To be an American in Germany these days is to be besieged by earnest, anxious questions about the intentions of America’s president. Germany is a country that — because of a unique and horrible history — provides leadership by standing for a rules-based global order. Because power proved so dangerous, it must be replaced by process. This worldview is especially threatened by Trump’s comfort with chaos and rule by impulse.
During the first year of the Trump administration, it was possible to assure concerned foreigners that the president was being constrained by responsible advisers. He did not dissolve NATO, or abandon the North American Free Trade Agreement, or bug out of Afghanistan. But now we are seeing Trump unbound: a president increasingly confident in his own damaged instincts, untethered from reality and surrounded by advisers chosen to amplify his insanity.

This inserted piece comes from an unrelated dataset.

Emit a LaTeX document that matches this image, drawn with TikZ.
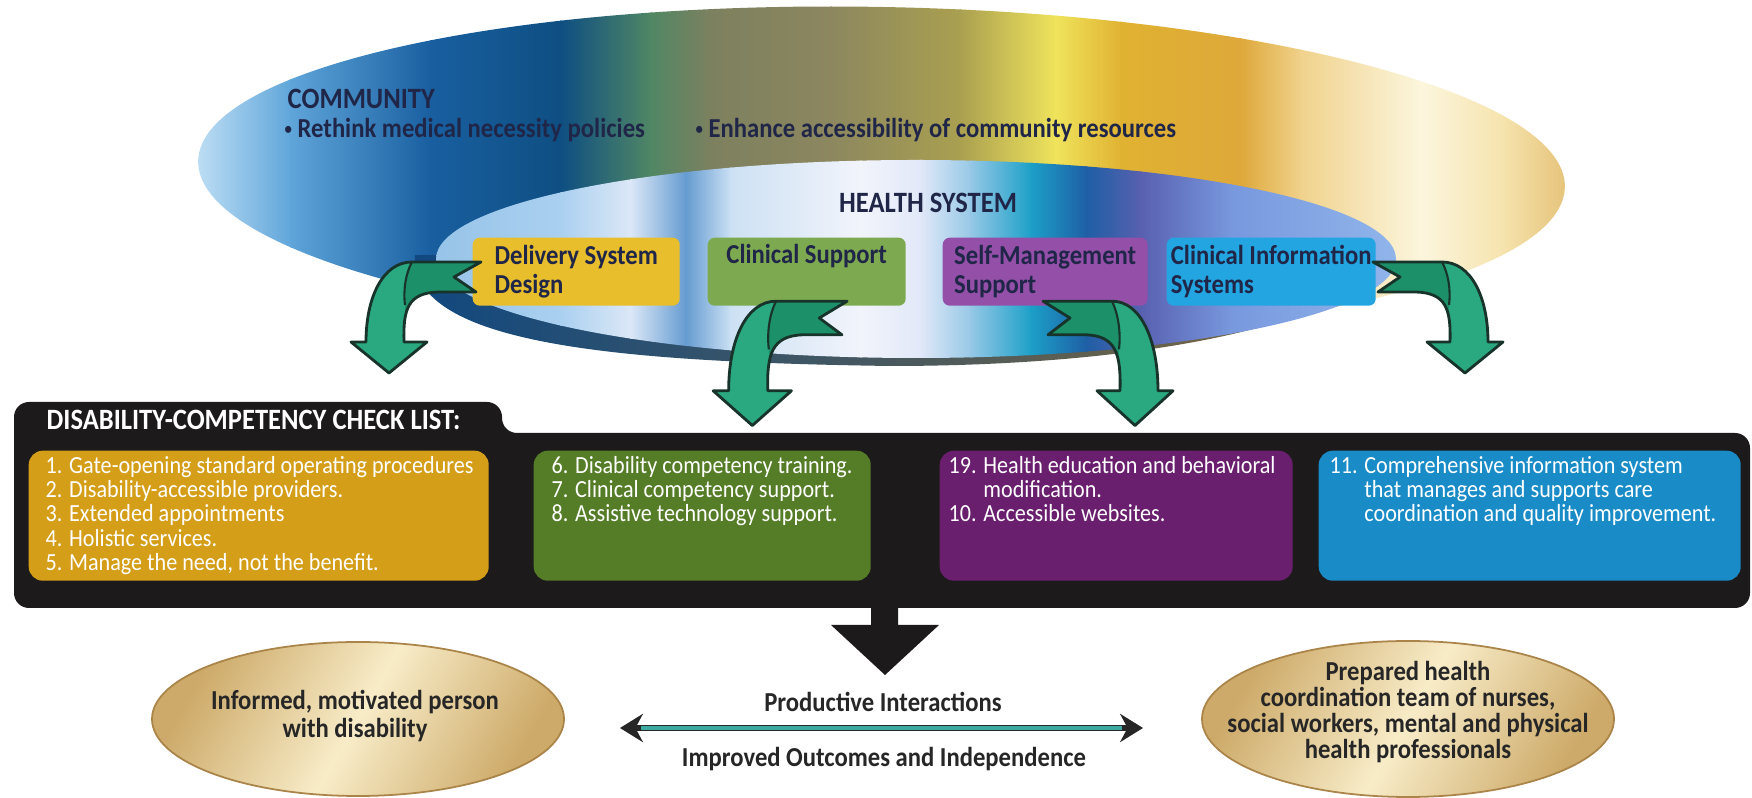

So, if encouragement is no longer possible, what about (in good German fashion) a little schadenfreude? I lived through a period in the 2000s in which Europeans (and Canadians) often complained about American exceptionalism. It was dismissed as arrogant, messianic and annoying. And, no doubt, Americans can be a bit much to take. When President Woodrow Wilson came to save Europe with his 14 Points for Peace, the French prime minister complained that God himself had only 10 commandments.
But is post-exceptionalism America really more desirable? The Trump administration has moved toward a more Putin-like foreign policy: oriented toward narrow economic and security interests, dismissive of human rights and humanitarian concerns and tilted toward the cultivation of favorable despots. And this shift has been matched by a changing national self-conception. With a president systematically attempting to undermine sources of authority that check his power — from the media, to the courts, to federal law enforcement — our nation is becoming normal in other disturbing ways. We had thought that democratic digression happens only in other places.

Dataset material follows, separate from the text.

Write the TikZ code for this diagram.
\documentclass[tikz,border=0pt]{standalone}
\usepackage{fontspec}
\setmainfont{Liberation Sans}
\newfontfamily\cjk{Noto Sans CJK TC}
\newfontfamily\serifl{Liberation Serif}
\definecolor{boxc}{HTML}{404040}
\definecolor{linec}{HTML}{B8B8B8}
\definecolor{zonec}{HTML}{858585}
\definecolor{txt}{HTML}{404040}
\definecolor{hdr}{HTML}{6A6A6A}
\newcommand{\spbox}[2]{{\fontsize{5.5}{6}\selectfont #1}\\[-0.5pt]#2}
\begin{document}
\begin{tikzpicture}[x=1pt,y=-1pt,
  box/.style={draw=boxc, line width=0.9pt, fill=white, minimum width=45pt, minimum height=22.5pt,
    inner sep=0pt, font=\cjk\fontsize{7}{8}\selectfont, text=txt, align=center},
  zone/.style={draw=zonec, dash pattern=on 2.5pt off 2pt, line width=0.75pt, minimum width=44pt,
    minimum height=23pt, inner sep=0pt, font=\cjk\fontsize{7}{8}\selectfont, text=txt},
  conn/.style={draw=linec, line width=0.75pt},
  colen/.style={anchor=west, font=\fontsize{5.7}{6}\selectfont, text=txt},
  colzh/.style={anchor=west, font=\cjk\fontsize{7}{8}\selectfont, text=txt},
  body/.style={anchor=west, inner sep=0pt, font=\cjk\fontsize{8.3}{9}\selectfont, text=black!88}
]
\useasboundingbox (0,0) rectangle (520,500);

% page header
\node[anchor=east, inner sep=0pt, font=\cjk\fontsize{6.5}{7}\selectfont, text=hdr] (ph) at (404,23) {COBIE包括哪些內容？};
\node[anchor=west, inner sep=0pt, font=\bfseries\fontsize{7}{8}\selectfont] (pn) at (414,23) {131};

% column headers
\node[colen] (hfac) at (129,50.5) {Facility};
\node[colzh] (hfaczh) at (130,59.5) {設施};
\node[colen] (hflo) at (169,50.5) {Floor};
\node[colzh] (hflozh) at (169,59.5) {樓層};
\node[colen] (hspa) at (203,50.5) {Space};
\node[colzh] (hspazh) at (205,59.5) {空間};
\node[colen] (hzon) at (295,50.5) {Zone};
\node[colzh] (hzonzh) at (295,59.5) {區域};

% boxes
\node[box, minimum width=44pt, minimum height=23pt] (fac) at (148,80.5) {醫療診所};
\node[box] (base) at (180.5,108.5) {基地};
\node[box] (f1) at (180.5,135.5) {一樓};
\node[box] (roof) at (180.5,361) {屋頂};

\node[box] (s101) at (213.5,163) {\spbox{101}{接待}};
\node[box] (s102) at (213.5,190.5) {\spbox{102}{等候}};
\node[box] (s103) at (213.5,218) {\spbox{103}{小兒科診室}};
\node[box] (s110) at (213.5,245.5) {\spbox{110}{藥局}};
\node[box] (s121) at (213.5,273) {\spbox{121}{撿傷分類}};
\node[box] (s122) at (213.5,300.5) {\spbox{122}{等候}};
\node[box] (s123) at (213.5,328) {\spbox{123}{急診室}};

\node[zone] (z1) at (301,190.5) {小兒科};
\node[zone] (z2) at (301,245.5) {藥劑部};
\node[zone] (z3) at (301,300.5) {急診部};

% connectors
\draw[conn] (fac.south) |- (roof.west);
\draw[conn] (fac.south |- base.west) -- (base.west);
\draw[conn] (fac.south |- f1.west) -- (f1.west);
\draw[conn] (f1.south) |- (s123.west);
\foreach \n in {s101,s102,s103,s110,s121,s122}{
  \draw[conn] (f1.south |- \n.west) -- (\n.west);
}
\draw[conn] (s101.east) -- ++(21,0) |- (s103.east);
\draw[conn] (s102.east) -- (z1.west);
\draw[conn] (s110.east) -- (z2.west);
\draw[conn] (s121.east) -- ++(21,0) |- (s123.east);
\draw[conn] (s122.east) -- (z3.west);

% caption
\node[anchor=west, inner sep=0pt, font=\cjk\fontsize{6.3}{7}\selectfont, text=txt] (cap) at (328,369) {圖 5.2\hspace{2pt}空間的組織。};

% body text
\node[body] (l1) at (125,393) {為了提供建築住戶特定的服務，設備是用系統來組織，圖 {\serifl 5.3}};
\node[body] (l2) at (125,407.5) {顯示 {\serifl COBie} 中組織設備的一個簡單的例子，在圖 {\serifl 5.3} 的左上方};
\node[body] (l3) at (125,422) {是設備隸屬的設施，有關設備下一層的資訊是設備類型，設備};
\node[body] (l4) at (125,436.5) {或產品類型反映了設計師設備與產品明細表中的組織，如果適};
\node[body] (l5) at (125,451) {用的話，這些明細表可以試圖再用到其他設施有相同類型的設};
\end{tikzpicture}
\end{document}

One effect of this shift away from idealism and universalism is the loss of certain universal ideals that helped bind the Atlantic alliance. The Atlantic Charter, authored by Franklin D. Roosevelt and Winston Churchill, was not just a statement of national war aims but also one of international commitments — to economic collaboration, self-government and a “wider and permanent system of general security.” These vows are what turned resistance to Soviet aggression from a necessity into a cause. With these commitments, Western countries were a squabbling family. Without them, they are just squabbling neighbors, throwing garbage over the fence.
This is perhaps the largest foreign policy crisis of our time: a U.S president who has lost the ability to distinguish friends from enemies. Our traditional friends are attacked as freeloaders and cheats. Our real enemies are praised and cultivated — in the case of Russia, allowed to undermine U.S. elections with minimal consequence and sponsored by Trump for readmission to the G-7. Trump’s moral blindness has led to strategic turmoil.
The United States has had weak leaders before. But since World War II, every president has mentally located his country in the free world, bound by democratic values, trade and common purpose. Trump is operating on a different map. He is actively hostile to the internationalism that defined the Western alliance. And he is joined by rising ethno-nationalist forces within Europe itself.
We don’t know how this chaos will eventually coalesce. But one thing is certain: The alternative to the free world will be less free.